For the past several years, the Paris hotel market had an acute gap. On one side of the market, there’s the beautiful, high end hotels: The newly refurbished Ritz, the Park Hyatt, a new Peninsula, a recently reopened Hotel de Crillon, Le Meurice, and countless others catering to those that don’t have to look too closely at the price.
Then, on the other there’s the smaller, mom and pop hotels and the cheaper, budget options in the city. The choice has largely been between beautiful and pricey, or affordable with terrible decor.
Airbnb has quickly filled the gap In the middle of the price spectrum, having grown exponentially to around 65,000 listings in Paris today. But, as with other cities, the platform is being cracked down on based on a Paris City Council decision making it mandatory as of December for people renting their apartments to register with the town hall.
The interesting opportunity lies in the detail oriented, yet affordable (think €150 a night) bucket, a space where Parisian hotelier Adrien Gloaguen has been investing his time and energy, creating a mini hospitality renaissance in the city. One that goes beyond the boutique hotel cliche into something more special and thoughtful. And one that squeezes incredible design details out of a value-minded budget.
Raised in Paris, Gloaguen is a self-taught hotelier who bought his first hotel right on the left bank after finishing his studies in 2004. “In this first hotel I had all roles: plumber, receptionist, doorman, he says. “I learned everything with this first hotel, and this experience was the best school.”

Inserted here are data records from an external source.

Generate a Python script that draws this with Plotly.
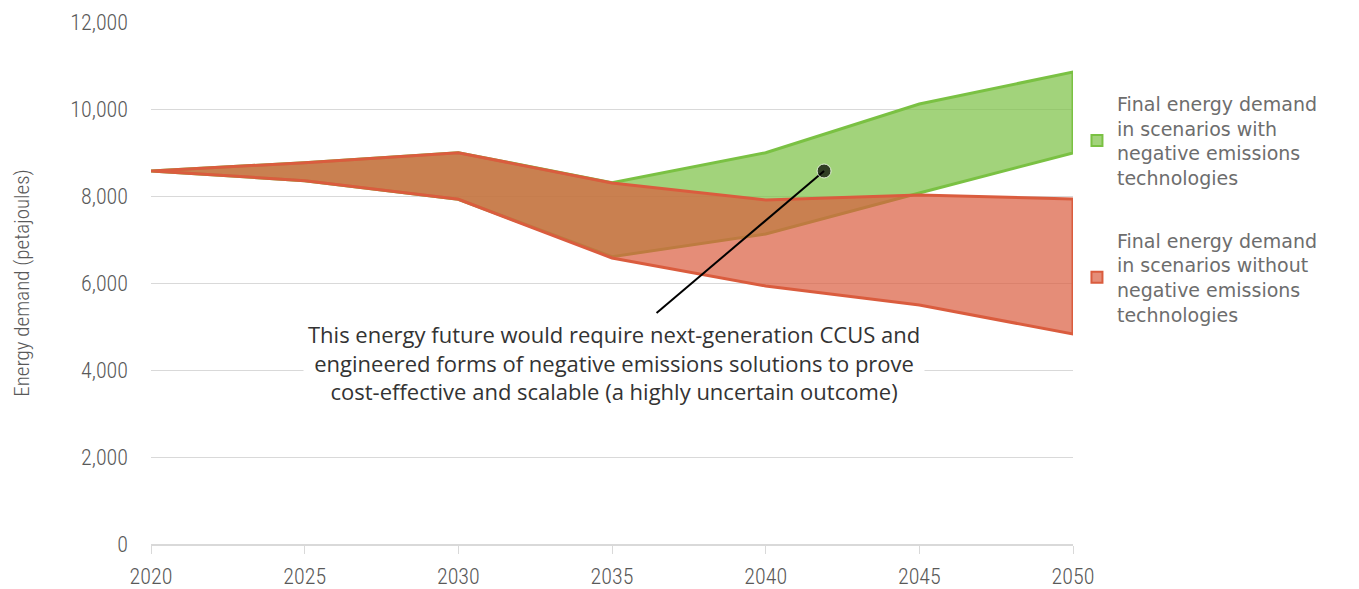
import plotly.graph_objects as go

years = [2020, 2025, 2030, 2035, 2040, 2045, 2050]

# final energy demand ranges (PJ)
with_net_high = [8575, 8766, 8996, 8305, 8995, 10115, 10851]
with_net_low = [8575, 8352, 7924, 6605, 7126, 8069, 8989]
without_net_high = [8575, 8766, 8996, 8299, 7908, 8023, 7931]
without_net_low = [8575, 8352, 7924, 6575, 5931, 5494, 4828]

legend_names = [
    "Final energy demand<br>in scenarios with<br>negative emissions<br>technologies",
    "Final energy demand<br>in scenarios without<br>negative emissions<br>technologies",
]
callout_text = ("This energy future would require next-generation CCUS and<br>"
                "engineered forms of negative emissions solutions to prove<br>"
                "cost-effective and scalable (a highly uncertain outcome)")
callout_point = (2041.9, 8575)
callout_end = (2036.45, 5310)
callout_text_pos = (2035.07, 4184)

axis_font = "Roboto Condensed, Liberation Sans Narrow, sans-serif"
green = (122, 193, 67)
red = (218, 92, 62)

def rgb(c, a=1):
    return "rgba(%d,%d,%d,%s)" % (c[0], c[1], c[2], a)

def band(high, low, col):
    return go.Scatter(
        x=years + years[::-1], y=high + low[::-1],
        fill="toself", fillcolor=rgb(col, 0.7), mode="lines",
        line=dict(color=rgb(col), width=3), showlegend=False, hoverinfo="skip")

fig = go.Figure()
fig.add_trace(band(with_net_high, with_net_low, green))
fig.add_trace(band(without_net_high, without_net_low, red))

# legend-only square markers
for i, (name, col) in enumerate(zip(legend_names, [green, red])):
    fig.add_trace(go.Scatter(
        x=[None], y=[None], mode="markers", name=name, legendgroup="g%d" % i,
        marker=dict(symbol="square", size=11, color=rgb(col, 0.7),
                    line=dict(color=rgb(col), width=2))))

# callout line + dot
fig.add_trace(go.Scatter(
    x=[callout_end[0], callout_point[0]], y=[callout_end[1], callout_point[1]],
    mode="lines+markers", line=dict(color="black", width=2),
    marker=dict(size=[0, 14], color="black"), showlegend=False, hoverinfo="skip"))

fig.add_annotation(x=callout_text_pos[0], y=callout_text_pos[1], xref="x", yref="y",
                   text=callout_text, showarrow=False, align="center",
                   bgcolor="white", borderpad=4,
                   font=dict(family="Open Sans, sans-serif", size=22, color="#333"))

# page body adds an 8px offset, so the figure is sized to fit the window
fig.update_layout(
    width=1343, height=581,
    margin=dict(l=143, r=278, t=14, b=45),
    paper_bgcolor="white", plot_bgcolor="white",
    legend=dict(x=1.0043, y=0.88, xanchor="left", yanchor="top",
                font=dict(family="DejaVu Sans, sans-serif", size=19, color="#6d6d6d"),
                tracegroupgap=35, itemwidth=30),
    xaxis=dict(range=[2020, 2050], tickvals=years, showgrid=False, automargin=False,
               showline=True, linecolor="#d9d9d9", linewidth=2,
               ticks="outside", ticklen=8, tickcolor="#d9d9d9", ticklabelstandoff=4,
               tickfont=dict(family=axis_font, size=22, color="#595959", weight=300)),
    yaxis=dict(range=[0, 12000], dtick=2000, tickformat=",", automargin=False,
               showgrid=True, gridcolor="#d9d9d9", zeroline=False,
               ticks="", ticklabelstandoff=22,
               tickfont=dict(family=axis_font, size=22, color="#595959", weight=300),
               title=dict(text="Energy demand (petajoules)", standoff=34,
                          font=dict(family=axis_font, size=21, color="#595959",
                                    weight=300))),
)

fig.write_html("out.html")
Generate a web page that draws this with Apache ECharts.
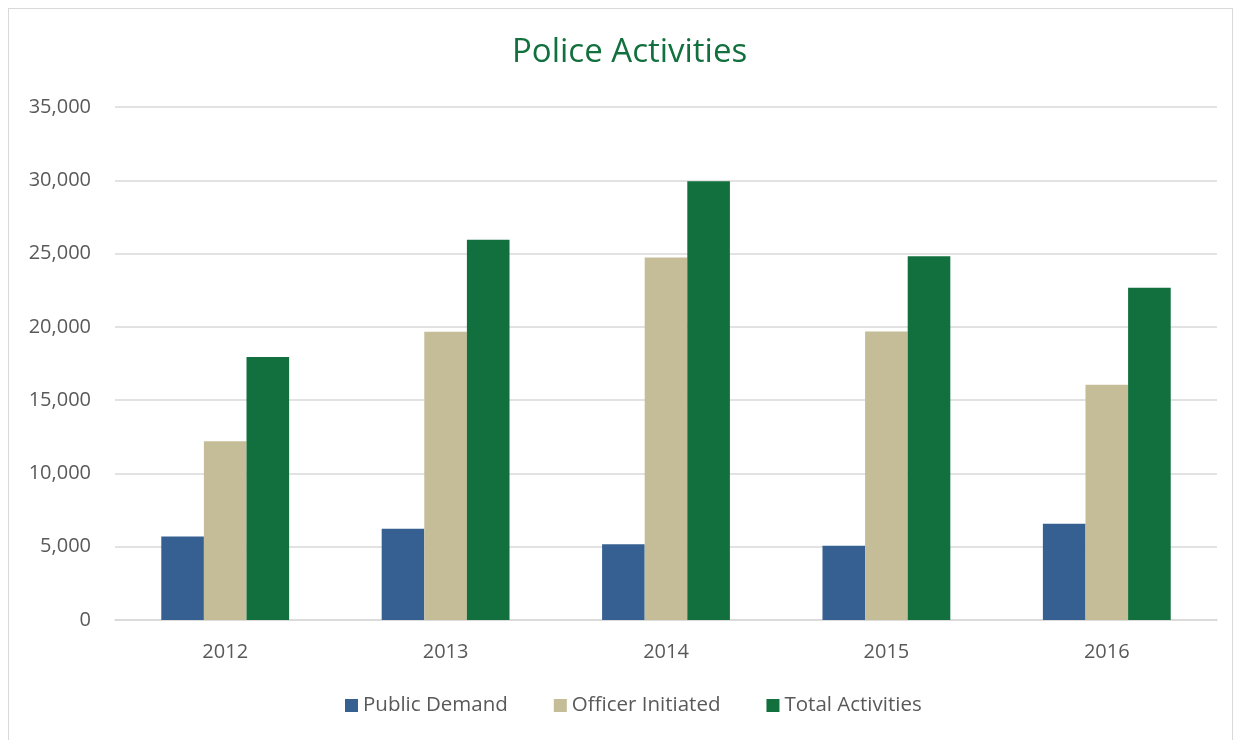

He then saw his first opportunity to meld design and a great price. His next hotel, the Hotel Paradis, was the blueprint that has since continued into two other hotels, The Panache, and recently the Bienvenue, which opened in June 2017.
On his start, Gloaguen says, “I wanted to create a hotel with a great design and great prices. This is what I tried to do with Hotel Paradis in 2011. Dorothee Meilichzon signed the design and rooms are around €120 a night. Before that, we only had the choice between beautiful hotels at very high prices or affordable hotels with terrible decoration.”
The rooms at his hotels are thoughtful, with beautiful fixtures, elegant lighting elements, and intentionally limited technology in the room. The common areas have a cozy, intimate and decidedly boutique feel, with a noticeable personal touch from the front desk staff.
He strongly believes that price constraints can be powerful and unique creative brief to talented designers, and believes in pushing them to achieve under strict parameters. Gloaguen says, “The designers I work with understand my project and work accordingly; the price constraint is something that has made the designers even more creative.”
And with Airbnb as a new reality, what are the primary differences in the experience or market? Gloaguen suggests that his hotels also need to serve as a hub for French cultural diplomacy. He thinks the hotel of not just a place to sleep, but to enable better experiences for visitors. So that clients are not lost in a city, they can be helped — and hipped — to interesting experiences that might not exactly appear on your Airbnb guest notes.
He doesn’t hold any ill will toward the platform, though, stating, “I’m not against Airbnb, I think they initiated a new way to travel — like car versus train — the users of one are not the users of the other.”
Gloaguen is optimistic about how special the Paris hospitality scene feels right now, “I totally think that people are tired of chains and of the standardization; they want a unique experience when they travel and this is what they get when they come to our hotels. They also want to be fully integrated in the Parisian lifestyle and this is how they feel when they stay in smaller hotels, they don’t feel like tourists anymore but like real Parisians.”
He cites the dynamism of the Paris independent hospitality scene. “Paris’ strength is that there are very few hotel groups, but a lot of small hotel owners that are all friends with each other and this is what makes it unique.”
This clubby, entrepreneurial approach, also seen in hotels such as the Grand Pigalle, and the Amour, is ushering a new hospitality tier. And as Paris tourism seeks to overcome terrorism fears and build from the positive glow of Macron and his desire for progress, Gloaguen and a new band of hoteliers are ushering in something new and interesting for the city.